The Reserve Bank of India, after consultation with the government, has allowed Indian banks to raise funds through issuance of rupee-denominated bonds overseas (also called masala bonds) within the present limit of ₹2,44,323 crore set for foreign investment in corporate bonds.

With a view to developing the market for masala bonds overseas, as also providing an additional avenue for Indian banks to raise capital/long-term funds, the RBI said banks can issue perpetual debt instruments qualifying for inclusion as Additional Tier-1 capital under the extant Basel-III capital regulations.

Further, they can also issue long-term rupee-denominated bonds overseas for financing infrastructure and affordable housing, the RBI said in a circular issued to banks authorised to deal in foreign exchange.

According to the RBI, a robust macroeconomic scenario in India and a relatively stable currency view could attract investors to rupee bonds issued overseas by Indian firms.

Foreign investors already involved in the Indian domestic currency space could also be interested in the overseas rupee product.

Ease of access

Rupee bonds overseas offer ease of access compared to the process of direct investments in India (registration as a foreign portfolio investor (FPI) and involvement of domestic custodians and brokers and local settlement systems), the central bank said.

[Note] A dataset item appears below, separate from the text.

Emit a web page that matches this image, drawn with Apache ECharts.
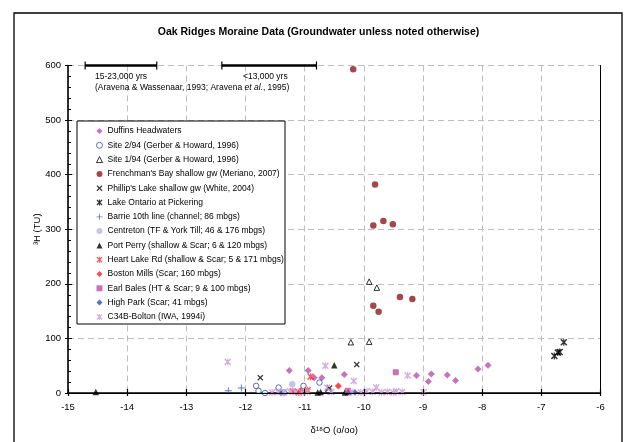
<!DOCTYPE html>
<html><head><meta charset="utf-8">
<script src="https://cdn.jsdelivr.net/npm/echarts@6/dist/echarts.min.js"></script>
<style>html,body{margin:0;padding:0;background:#fff}#c{width:637px;height:442px}</style>
</head><body><div id="c"></div>
<script>
// ---- data (δ18O, 3H TU) ----
const duffins = [[-11.26,41],[-10.94,41],[-10.84,28],[-10.71,28],[-10.33,34],[-9.11,32],[-8.91,21],[-8.86,35],[-8.59,33],[-8.45,23],[-8.07,44],[-7.90,51]];
const site294 = [[-11.82,13],[-11.78,4],[-11.67,0],[-11.44,10],[-11.35,1],[-11.02,13],[-10.75,19],[-10.6,3]];
const site194 = [[-10.22,93],[-9.91,94],[-9.91,204],[-9.78,193],[-10.6,6]];
const frenchman = [[-10.18,593],[-9.81,382],[-9.84,307],[-9.67,315],[-9.51,309],[-9.39,176],[-9.18,172],[-9.84,160],[-9.75,149]];
const phillips = [[-11.75,28],[-10.12,52],[-10.58,9]];
const lakeOntario = [[-6.62,93],[-6.69,75],[-6.72,74],[-6.78,68]];
const barrie = [[-12.29,4],[-12.07,9]];
const centreton = [[-11.21,16]];
const portPerry = [[-14.53,2],[-10.5,51],[-10.78,1],[-10.73,2],[-10.32,1],[-10.26,2]];
const heartLake = [[-10.90,30],[-11.2,3],[-11.1,1],[-10.95,5]];
const bostonMills = [[-10.43,13],[-11.07,4]];
const earlBales = [[-9.46,38],[-10.27,4]];
const highPark = [[-11.4,0],[-10.15,1]];
const c34b = [[-12.3,57],[-10.65,50],[-10.17,22],[-9.79,10],[-9.26,32],[-9.35,2],[-8.99,2],[-11.55,1],[-11.45,2],[-11.35,1],[-11.25,3],[-11.15,2],[-11.05,1],[-10.95,2],[-10.62,10],[-10.55,2],[-10.2,2],[-10.05,1],[-9.95,3],[-9.85,2],[-9.7,1],[-9.6,2],[-9.5,1],[-9.45,3]];
const ageBars = [[-14.71,-13.5],[-12.4,-10.8]];
const xTicks = {min:-15, max:-6, step:1};
const yTicks = {min:0, max:600, step:100};

const seriesNames = ['Duffins Headwaters','Site 2/94 (Gerber & Howard, 1996)','Site 1/94 (Gerber & Howard, 1996)',"Frenchman's Bay shallow gw (Meriano, 2007)","Phillip's Lake shallow gw (White, 2004)",'Lake Ontario at Pickering','Barrie 10th line (channel; 86 mbgs)','Centreton (TF & York Till; 46 & 176 mbgs)','Port Perry (shallow & Scar; 6 & 120 mbgs)','Heart Lake Rd (shallow & Scar; 5 & 171 mbgs)','Boston Mills (Scar; 160 mbgs)','Earl Bales (HT & Scar; 9 & 100 mbgs)','High Park (Scar; 41 mbgs)','C34B-Bolton (IWA, 1994i)'];

const X_PATH = 'path://M1.5,0L5,3.5L8.5,0L10,1.5L6.5,5L10,8.5L8.5,10L5,6.5L1.5,10L0,8.5L3.5,5L0,1.5Z';
const AST_PATH = 'path://M1.5,0L5,3.5L8.5,0L10,1.5L6.5,5L10,8.5L8.5,10L5,6.5L1.5,10L0,8.5L3.5,5L0,1.5Z M4.2,0H5.8V10H4.2Z';
const PLUS_PATH = 'path://M4.3,0H5.7V4.3H10V5.7H5.7V10H4.3V5.7H0V4.3H4.3Z';

const styles = [
  {data:duffins, symbol:'diamond', size:7, color:'#B94FAE'},
  {data:site294, symbol:'circle', size:5.5, color:'#2E4BA8', hollow:true},
  {data:site194, symbol:'triangle', size:5.5, color:'#000000', hollow:true},
  {data:frenchman, symbol:'circle', size:6.5, color:'#8B1A1E'},
  {data:phillips, symbol:X_PATH, size:6, color:'#000000'},
  {data:lakeOntario, symbol:AST_PATH, size:7, color:'#000000'},
  {data:barrie, symbol:PLUS_PATH, size:7, color:'#3A56C0'},
  {data:centreton, symbol:'circle', size:6.5, color:'#B9B6E0'},
  {data:portPerry, symbol:'triangle', size:6.5, color:'#000000'},
  {data:heartLake, symbol:AST_PATH, size:7, color:'#FF2A2A'},
  {data:bostonMills, symbol:'diamond', size:7, color:'#FF1A1A'},
  {data:earlBales, symbol:'rect', size:6, color:'#C04BA5'},
  {data:highPark, symbol:'diamond', size:6.5, color:'#3050A5'},
  {data:c34b, symbol:AST_PATH, size:7, color:'#C99BD5'}
];

const itemStyleFor = s => s.hollow ? {color:'#ffffff', borderColor:s.color, borderWidth:1} : {color:s.color};
const series = styles.map((s,i)=>({
  name: seriesNames[i], type:'scatter', data:s.data, symbol:s.symbol, symbolSize:s.size,
  itemStyle: itemStyleFor(s), xAxisIndex:0, yAxisIndex:0, z:3
}));

series.push({
  type:'custom', data:ageBars, xAxisIndex:0, yAxisIndex:0, z:5, silent:true,
  encode:{x:[0,1]},
  renderItem:function(params, api){
    const a = api.coord([api.value(0), yTicks.max]);
    const b = api.coord([api.value(1), yTicks.max]);
    return {type:'group', children:[
      {type:'line', shape:{x1:a[0],y1:a[1],x2:b[0],y2:b[1]}, style:{stroke:'#000',lineWidth:2.6}},
      {type:'line', shape:{x1:a[0],y1:a[1]-4,x2:a[0],y2:a[1]+4}, style:{stroke:'#000',lineWidth:1.2}},
      {type:'line', shape:{x1:b[0],y1:b[1]-4,x2:b[0],y2:b[1]+4}, style:{stroke:'#000',lineWidth:1.2}}
    ]};
  }
});

const F = 'Liberation Sans, Arial, sans-serif';
const legendData = seriesNames.map((n,i)=>({name:n, itemStyle:itemStyleFor(styles[i])}));
const chart = echarts.init(document.getElementById('c'), null, {renderer:'canvas'});
chart.setOption({
  animation:false,
  backgroundColor:'#fff',
  textStyle:{fontFamily:F},
  title:{text:'Oak Ridges Moraine Data (Groundwater unless noted otherwise)', left:'center', top:22,
    textStyle:{fontSize:10.5, fontWeight:'bold', color:'#000', fontFamily:F}},
  grid:{left:68, right:36.5, top:65.5, bottom:49, show:false},
  xAxis:[{type:'value', min:xTicks.min, max:xTicks.max, interval:xTicks.step,
    name:'δ¹⁸O (o/oo)', nameLocation:'middle', nameGap:32, nameTextStyle:{fontSize:9.5, color:'#000', fontFamily:F},
    axisLine:{lineStyle:{color:'#000', width:1.6}}, axisTick:{show:true, length:3, lineStyle:{color:'#000',width:1.2}},
    axisLabel:{fontSize:9.5, color:'#000', margin:9, fontFamily:F},
    splitLine:{show:true, lineStyle:{color:'#BDBDBD', type:[6,4], width:1}}},
   {type:'value', min:xTicks.min, max:xTicks.max, interval:xTicks.step, position:'bottom', z:4,
    axisLine:{show:false}, axisTick:{show:true, inside:true, length:4, lineStyle:{color:'#000',width:1.2}},
    axisLabel:{show:false}, splitLine:{show:false}},
   {type:'value', min:xTicks.min, max:xTicks.max, position:'top', z:4,
    axisLine:{show:true, lineStyle:{color:'#000', width:1}}, axisTick:{show:false},
    axisLabel:{show:false}, splitLine:{show:false}}],
  yAxis:[{type:'value', min:yTicks.min, max:yTicks.max, interval:yTicks.step,
    name:'³H (TU)', nameLocation:'middle', nameGap:26, nameMoveOverlap:false, nameTextStyle:{fontSize:9.5, color:'#000', fontFamily:F},
    axisLine:{lineStyle:{color:'#000', width:1.6}}, axisTick:{show:true, inside:true, length:4, lineStyle:{color:'#000',width:1}},
    minorTick:{show:true, splitNumber:5, length:3, lineStyle:{color:'#000',width:1}},
    axisLabel:{fontSize:9.5, color:'#000', margin:7, fontFamily:F},
    splitLine:{show:true, lineStyle:{color:'#BDBDBD', type:[6,4], width:1}}},
   {type:'value', min:yTicks.min, max:yTicks.max, interval:yTicks.step, position:'left',
    axisLine:{show:false}, axisTick:{show:true, inside:false, length:3, lineStyle:{color:'#000',width:1}},
    axisLabel:{show:false}, splitLine:{show:false}},
   {type:'value', min:yTicks.min, max:yTicks.max, position:'right', z:4,
    axisLine:{show:true, lineStyle:{color:'#000', width:1}}, axisTick:{show:false},
    axisLabel:{show:false}, splitLine:{show:false}}],
  legend:{orient:'vertical', left:96, top:126, padding:0, itemWidth:6, itemHeight:6, itemGap:4.3,
    data:legendData, z:10, selectedMode:false,
    textStyle:{fontSize:8.5, lineHeight:10, color:'#000', fontFamily:F}},
  graphic:[
    {type:'rect', shape:{x:77, y:121, width:208, height:203}, style:{fill:'#fff', stroke:'#000', lineWidth:1}, z:8},
    {type:'rect', shape:{x:14, y:13, width:608, height:440}, style:{fill:'none', stroke:'#000', lineWidth:1.3}, z:1},
    {type:'text', left:95, top:72, z:9, style:{text:'15-23,000 yrs', fontSize:8.5, fill:'#000', fontFamily:F}},
    {type:'text', left:243, top:72, z:9, style:{text:'<13,000 yrs', fontSize:8.5, fill:'#000', fontFamily:F}},
    {type:'text', left:95, top:83.5, z:9, style:{text:'{n|(Aravena & Wassenaar, 1993; Aravena }{i|et al}{n|., 1995)}', fontSize:8.5, fill:'#000', fontFamily:F,
      rich:{n:{fontSize:8.5, fontFamily:F, fill:'#000'}, i:{fontSize:8.5, fontFamily:F, fontStyle:'italic', fill:'#000'}}}}
  ],
  series:series
});
</script></body></html>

The window for rupee-denominated bonds overseas is expected to become a meeting ground for Indian corporates seeking funds and foreign investors seeking returns.

According to Fitch Ratings, the opening of the masala bond market provides an opportunity for some larger issuers to diversify funding sources without taking on currency risks.

The agency said the ability to diversify funding would be credit positive, but in the early stages of development the market may be restricted to better quality issuers or ones with some degree of recognition in the local markets.